Ottawa wrong to threaten PEI with a carbon tax
By Todd MacKay and Paige MacPherson
This column first ran in the Charlottetown Guardian and is now free to reprint.
Ottawa’s carbon tax policy is becoming cartoon-worthy. Remember the Simpsons episode when Mr. Burns fired baseball star Don Mattingly for failing to trim his sideburns, even after the player shaved half his head? Similarly, Prime Minister Justin Trudeau is threatening Prince Edward Islanders with a carbon tax even though the province is successfully cutting emissions.
Here’s the score: Prince Edward Island’s emissions dropped by 14 per cent from 2005 to 2015, according to Environment and Climate Change Canada. Under the Paris Accord, by 2030, Canada’s emissions are to be 28 per cent below 2005 levels. PEI is ahead of six other provinces in pursuit of that goal.
This raises a question.
“If the objective is to reduce carbon in the air, and we have a plan to do that, then why do we need a tax?” asked provincial Environment Minister Richard Brown. He’s rejecting the carbon tax. “We’re fighting for Islanders here.”
Opposition Leader James Aylward argues the Island is already taking important environmental steps.
“Not one of them required a carbon tax to achieve,” he said. “We can lead and protect our environment without picking the pocket of hard-working Islanders.”
Ottawa’s carbon tax is questionable. Canada produces 1.6 per cent of global emissions. A carbon tax won’t have much impact when big emitters, such as the United States, won’t impose one. But beyond the overall pointlessness, Ottawa telling PEI to reduce emissions by taxing carbon is like telling a ballplayer to trim non-existent sideburns.
Ottawa is demanding a carbon tax that will rise to $50 per tonne or about 11 cents per litre of gasoline. A University of Calgary study states the carbon tax could cost $788 per Island household. It’s a cost Ottawa is planning to impose on PEI even though it’s reducing emissions. This begs the question, is the carbon tax really about reducing emissions? Or is it just another tax?
Ottawa insists a carbon tax will make people use less fuel. But let’s check the score here, too. From 2005 to 2015, PEI’s net gas sales fell by 2.8 per cent, according to Statistics Canada. Despite that reduction, Ottawa remains determined to penalize people for the fuel they still need to use.

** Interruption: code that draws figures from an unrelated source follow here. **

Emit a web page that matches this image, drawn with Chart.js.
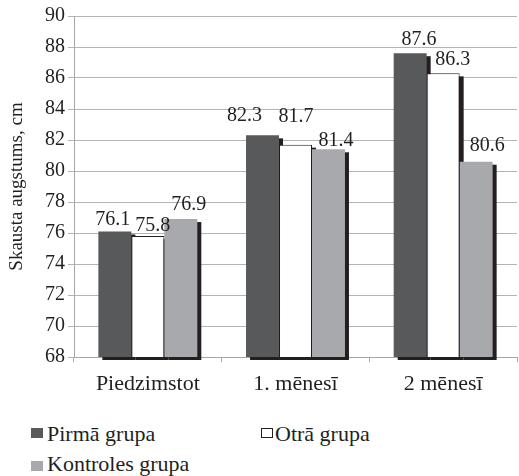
<!DOCTYPE html>
<html>
<head>
<meta charset="utf-8">
<script src="https://cdn.jsdelivr.net/npm/chart.js@4/dist/chart.umd.min.js"></script>
<style>
  html, body { margin: 0; padding: 0; background: #fff; }
  #wrap { position: relative; width: 519px; height: 476px; font-family: "Liberation Serif", "Times New Roman", Times, Tinos, "Noto Serif", FreeSerif, Georgia, serif; color: #231f20; }
  #box { position: absolute; left: 0; top: 0; width: 519px; height: 402px; }
  .lg { position: absolute; font-size: 22px; line-height: 22px; white-space: nowrap; }
  .sw { position: absolute; width: 12px; height: 10px; box-sizing: border-box; }
</style>
</head>
<body>
<div id="wrap">
  <div id="box"><canvas id="c"></canvas></div>
  <div id="legend"></div>
</div>
<script>
// Categories and series values
const categories = ['Piedzimstot', '1. mēnesī', '2 mēnesī'];
const seriesNames = ['Pirmā grupa', 'Otrā grupa', 'Kontroles grupa'];
const pirmaGrupa = [76.1, 82.3, 87.6];
const otraGrupa = [75.8, 81.7, 86.3];
const kontrolesGrupa = [76.9, 81.4, 80.6];
const yMin = 68;
const yMax = 90;
const yStep = 2;

const FONT = '"Liberation Serif", "Times New Roman", Times, Tinos, "Noto Serif", FreeSerif, Georgia, serif';
const INK = '#231f20';
const fills = ['#58595b', '#ffffff', '#a7a9ac'];

// Per-label offsets of the value text (dx, dy from the bar's top centre)
const labelNudge = [
  [[-2, -6.5], [-18, -14], [8.7, -8]],
  [[5, -5], [0.5, -23], [9.5, -8.5]],
  [[8, -9], [7.5, -3.3], [11, -11]]
];

// Dark drop shadow behind each bar
const barShadow = {
  id: 'barShadow',
  beforeDatasetsDraw(chart) {
    const ctx = chart.ctx;
    const bottom = chart.chartArea.bottom;
    ctx.save();
    ctx.fillStyle = INK;
    chart.data.datasets.forEach((ds, i) => {
      chart.getDatasetMeta(i).data.forEach(bar => {
        const p = bar.getProps(['x', 'y', 'width'], true);
        ctx.fillRect(p.x - p.width / 2 + 4, p.y + 3, p.width, bottom - p.y);
      });
    });
    ctx.restore();
  }
};

// Value text above each bar
const valueLabels = {
  id: 'valueLabels',
  afterDatasetsDraw(chart) {
    const ctx = chart.ctx;
    ctx.save();
    ctx.font = '20px ' + FONT;
    ctx.fillStyle = INK;
    ctx.textAlign = 'center';
    ctx.textBaseline = 'alphabetic';
    chart.data.datasets.forEach((ds, i) => {
      chart.getDatasetMeta(i).data.forEach((bar, j) => {
        const p = bar.getProps(['x', 'y'], true);
        const n = labelNudge[i][j];
        ctx.fillText(ds.data[j].toFixed(1), p.x + n[0], p.y + n[1]);
      });
    });
    ctx.restore();
  }
};

const seriesValues = [pirmaGrupa, otraGrupa, kontrolesGrupa];

new Chart(document.getElementById('c'), {
  type: 'bar',
  data: {
    labels: categories,
    datasets: seriesValues.map((vals, i) => ({
      label: seriesNames[i],
      data: vals,
      backgroundColor: fills[i],
      borderColor: INK,
      borderWidth: i === 1 ? 1 : 0,
      categoryPercentage: 0.67,
      barPercentage: 1.0
    }))
  },
  options: {
    responsive: true,
    maintainAspectRatio: false,
    animation: false,
    layout: { padding: { top: 16, right: 2, left: 0, bottom: 0 } },
    plugins: { legend: { display: false }, tooltip: { enabled: false } },
    scales: {
      x: {
        grid: { drawOnChartArea: false, tickLength: 5, color: '#a6a6a6', offset: true },
        border: { color: '#a6a6a6' },
        ticks: { color: INK, font: { family: FONT, size: 22 }, padding: 9 },
        afterFit(s) { s.height = 45; }
      },
      y: {
        min: yMin,
        max: yMax,
        ticks: { stepSize: yStep, color: INK, font: { family: FONT, size: 20 }, padding: 3 },
        grid: { color: '#b3b3b3', tickLength: 6 },
        border: { color: '#a6a6a6' },
        title: {
          display: true,
          text: 'Skausta augstums, cm',
          color: INK,
          font: { family: FONT, size: 19 },
          padding: { top: 6, bottom: 0 }
        },
        afterFit(s) { s.width = 74; }
      }
    }
  },
  plugins: [barShadow, valueLabels]
});

// Legend below the chart
const legendSpots = [
  { bx: 31, by: 428, tx: 47, ty: 423 },
  { bx: 261, by: 428, tx: 275, ty: 423 },
  { bx: 31, by: 461, tx: 47, ty: 453 }
];
const legend = document.getElementById('legend');
seriesNames.forEach((name, i) => {
  const s = legendSpots[i];
  const sw = document.createElement('div');
  sw.className = 'sw';
  sw.style.left = s.bx + 'px';
  sw.style.top = s.by + 'px';
  sw.style.background = fills[i];
  if (i === 1) sw.style.border = '1px solid ' + INK;
  legend.appendChild(sw);
  const t = document.createElement('div');
  t.className = 'lg';
  t.style.left = s.tx + 'px';
  t.style.top = s.ty + 'px';
  t.textContent = name;
  legend.appendChild(t);
});
</script>
</body>
</html>
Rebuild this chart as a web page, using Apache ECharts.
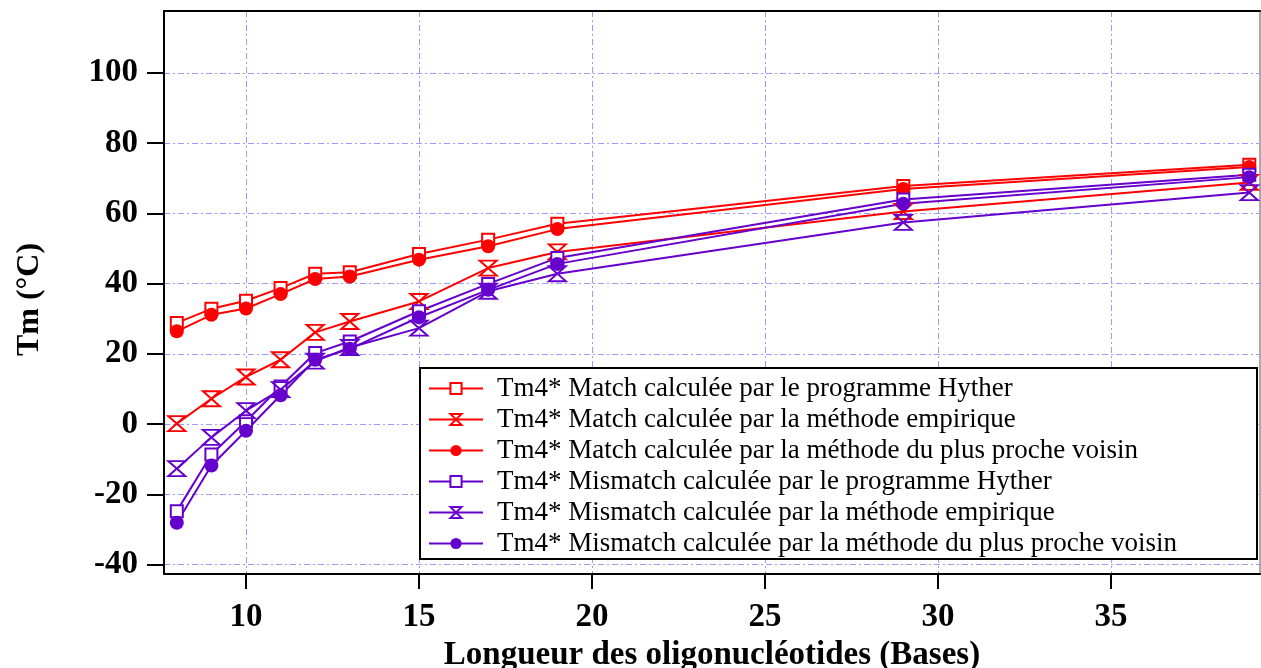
<!DOCTYPE html>
<html>
<head>
<meta charset="UTF-8">
<title>Tm vs longueur</title>
<script src="https://cdn.jsdelivr.net/npm/echarts@6/dist/echarts.min.js"></script>
<style>
  html, body { margin: 0; padding: 0; background: #fff; }
  #main { width: 1261px; height: 668px; }
</style>
</head>
<body>
<div id="main"></div>
<script type="text/javascript">
    // longueur des oligos (bases)
    var lengths = [8, 9, 10, 11, 12, 13, 15, 17, 19, 29, 39];

    // Tm4* valeurs
    var matchHyther   = [28.8, 32.8, 35.1, 38.7, 42.8, 43.2, 48.4, 52.5, 57.0, 67.8, 73.8];
    var matchEmpir    = [0.1, 7.2, 13.4, 18.3, 26.1, 29.2, 34.9, 44.4, 49.0, 60.5, 68.8];
    var matchVoisin   = [26.4, 31.1, 32.9, 37.0, 41.3, 42.0, 46.8, 50.6, 55.5, 66.9, 73.2];
    var misHyther     = [-24.8, -8.7, 0.8, 10.7, 20.2, 23.5, 32.1, 39.9, 47.3, 63.9, 71.0];
    var misEmpir      = [-12.7, -3.8, 3.8, 9.8, 17.9, 21.8, 27.3, 37.8, 42.8, 57.4, 65.9];
    var misVoisin     = [-28.1, -11.8, -1.9, 8.2, 18.3, 21.4, 30.4, 38.2, 45.6, 62.7, 70.3];

    var seriesNames = [
        'Tm4* Match calculée par le programme Hyther',
        'Tm4* Match calculée par la méthode empirique',
        'Tm4* Match calculée par la méthode du plus proche voisin',
        'Tm4* Mismatch calculée par le programme Hyther',
        'Tm4* Mismatch calculée par la méthode empirique',
        'Tm4* Mismatch calculée par la méthode du plus proche voisin'
    ];

    var xTicks = [10, 15, 20, 25, 30, 35];
    var yTicks = [-40, -20, 0, 20, 40, 60, 80, 100];

    var RED = '#ff0000';
    var PURPLE = '#6600cc';
    var HOURGLASS = 'path://M0,0L10,0L0,10L10,10Z';
    var FONT = 'Liberation Serif';

    function pairs(ys) {
        return lengths.map(function (x, i) { return [x, ys[i]]; });
    }

    function makeSeries(name, ys, color, kind) {
        var s = {
            name: name,
            type: 'line',
            data: pairs(ys),
            lineStyle: { color: color, width: 2 },
            emphasis: { disabled: true }
        };
        if (kind === 'square') {
            s.symbol = 'rect';
            s.symbolSize = 12;
            s.itemStyle = { color: '#fff', borderColor: color, borderWidth: 2 };
        } else if (kind === 'hourglass') {
            s.symbol = HOURGLASS;
            s.symbolSize = [17, 15];
            s.itemStyle = { color: 'rgba(255,255,255,0)', borderColor: color, borderWidth: 2 };
        } else {
            s.symbol = 'circle';
            s.symbolSize = 14;
            s.itemStyle = { color: color, borderColor: color, borderWidth: 0 };
        }
        return s;
    }

    var myChart = echarts.init(document.getElementById('main'));

    var gridLine = { color: '#9a9aff', width: 1, type: [6, 3, 2, 3] };

    var option = {
        animation: false,
        backgroundColor: '#fff',
        grid: { left: 164, right: 1, top: 11, bottom: 94, outerBoundsMode: 'none', containLabel: false },
        xAxis: [{
            type: 'value',
            min: 7.63,
            max: 39.31,
            axisLine: { onZero: false, lineStyle: { color: '#000', width: 2 } },
            axisTick: { show: true, customValues: xTicks, length: 15, lineStyle: { color: '#000', width: 2 } },
            axisLabel: {
                customValues: xTicks, margin: 27, color: '#000',
                fontFamily: FONT, fontWeight: 'bold', fontSize: 33
            },
            splitLine: { show: true, lineStyle: gridLine },
            name: 'Longueur des oligonucléotides (Bases)',
            nameLocation: 'middle',
            nameGap: 64,
            nameTextStyle: { color: '#000', fontFamily: FONT, fontWeight: 'bold', fontSize: 33 }
        }, {
            type: 'value',
            position: 'top',
            min: 7.63,
            max: 39.31,
            axisLine: { show: true, onZero: false, lineStyle: { color: '#000', width: 2 } },
            axisTick: { show: false },
            axisLabel: { show: false },
            splitLine: { show: false }
        }],
        yAxis: [{
            type: 'value',
            min: -42.7,
            max: 117.6,
            axisLine: { show: true, onZero: false, lineStyle: { color: '#000', width: 2 } },
            axisTick: { show: true, customValues: yTicks, length: 17, lineStyle: { color: '#000', width: 2 } },
            axisLabel: {
                customValues: yTicks, margin: 26, color: '#000',
                fontFamily: FONT, fontWeight: 'bold', fontSize: 33
            },
            splitLine: { show: true, lineStyle: gridLine },
            name: 'Tm (°C)',
            nameLocation: 'middle',
            nameRotate: 90,
            nameGap: 118,
            nameTextStyle: { color: '#000', fontFamily: FONT, fontWeight: 'bold', fontSize: 32, padding: [0, 14, 0, 0] }
        }, {
            type: 'value',
            position: 'right',
            min: -42.7,
            max: 117.6,
            axisLine: { show: true, onZero: false, lineStyle: { color: '#aaaaaa', width: 2 } },
            axisTick: { show: false },
            axisLabel: { show: false },
            splitLine: { show: false }
        }],
        legend: {
            orient: 'vertical',
            left: 428,
            top: 375,
            padding: 0,
            itemWidth: 54,
            itemHeight: 14,
            itemGap: 4,
            selectedMode: false,
            textStyle: { color: '#000', fontFamily: FONT, fontSize: 27, lineHeight: 26, padding: [0, 0, 0, 9] },
            data: seriesNames
        },
        graphic: [{
            type: 'rect',
            z: 3,
            shape: { x: 420, y: 368, width: 837, height: 191 },
            style: { fill: '#fff', stroke: '#000', lineWidth: 2 }
        }],
        series: [
            makeSeries(seriesNames[0], matchHyther, RED, 'square'),
            makeSeries(seriesNames[1], matchEmpir, RED, 'hourglass'),
            makeSeries(seriesNames[2], matchVoisin, RED, 'circle'),
            makeSeries(seriesNames[3], misHyther, PURPLE, 'square'),
            makeSeries(seriesNames[4], misEmpir, PURPLE, 'hourglass'),
            makeSeries(seriesNames[5], misVoisin, PURPLE, 'circle')
        ]
    };

    myChart.setOption(option);
</script>
</body>
</html>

Here’s another important fact: Islanders already pay a lot of tax when they fill up. PEI’s provincial taxes on fuel add up to about 24 cents per litre. Combined with existing federal gas taxes, it’s already over $25 on every fill-up of a mid-size car. British Columbia’s provincial fuel taxes, including its carbon tax, add up to 22.3 cents per litre.
But Ottawa doesn’t care that Prince Edward Islanders are already paying through the nose for a basic necessity. Ottawa wants the carbon tax to force the price of gas, home heating and groceries even higher.
PEI isn’t alone in standing up to Ottawa’s carbon tax. Saskatchewan is taking Ottawa to court to block it. Ontario is joining the fray. If polls prove true, Alberta opposition leader Jason Kenney will fight the carbon tax as premier.
Even Manitoba, which supports a carbon tax, is threatening to take Ottawa to court if the feds raise the tax too high. And while it’s tough to predict what will happen in any legal contest, Manitoba’s legal analysis argues that a province could credibly challenge a federal carbon tax by showing its own policies “would reduce GHG emissions just as effectively as the approved federal measures.”
In other words, Ottawa may not care about actual results, but the courts would. Happily, the numbers are on PEI’s side.
PEI taxpayers can’t afford to shrug off Ottawa’s carbon-tax. It will make life harder for Islanders even though they’re already helping the environment. Minister Brown, keep fighting for Islanders. The strength of PEI’s case can tip the balance against Ottawa’s flawed carbon tax.
Paige MacPherson is Alberta Director of the Canadian Taxpayers Federation.